Component	Primary Function	Key Characteristics
Producer	Writes events to topics	Decoupled from consumers; can use various keys for partitioning.
Consumer	Reads and processes events	Can be part of a group; reads at its own pace; can replay history.
Broker	Manages data storage and delivery	Distributed; handles replication and partition management.
Topic	Logical organization of events	Partitioned; persistent; supports multiple producers/consumers.
Partition	Unit of parallelism and distribution	Append-only log; spread across brokers; ensures ordering.
Event	The atomic unit of data	Contains key, value, timestamp, and optional headers.

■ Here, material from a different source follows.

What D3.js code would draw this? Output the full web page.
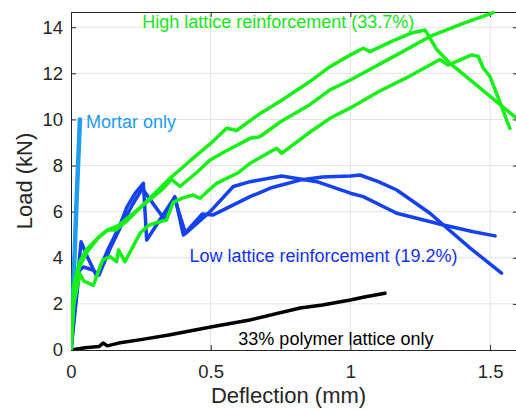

Analysis of Distributed Streaming Paradigencies

The shift from traditional batch processing and request-response architectures to continuous event streaming represents a fundamental change in how software systems are engineered. Apache Kafka sits at the center of this transition, providing the necessary infrastructure to handle the velocity and volume of modern data.

The effectiveness of Kafka is not merely a result of its throughput, but of its mathematical and logical guarantees regarding order and durability. By treating data as a continuous, immutable stream of events rather than static records, organizations can move from "reactive" computing—where they ask a database for the current state—to "proactive" computing—where they react to changes as they happen.

However, the complexity of managing a distributed system like Kafka introduces significant operational requirements. The necessity of schema management, the importance of partition strategy, and the requirement for idempotent processing in "at-least once" environments are non-trivial challenges. As systems grow, the choice of how to partition data becomes the most significant factor in determining the scalability and order-guarantees of the entire application.

In conclusion, Kafka is not just a tool for moving data; it is a foundational technology for the modern data-driven enterprise. Its ability to serve as both a high-speed messaging system and a long-term, durable event store allows it to bridge the gap between real-time operational requirements and long-term analytical needs.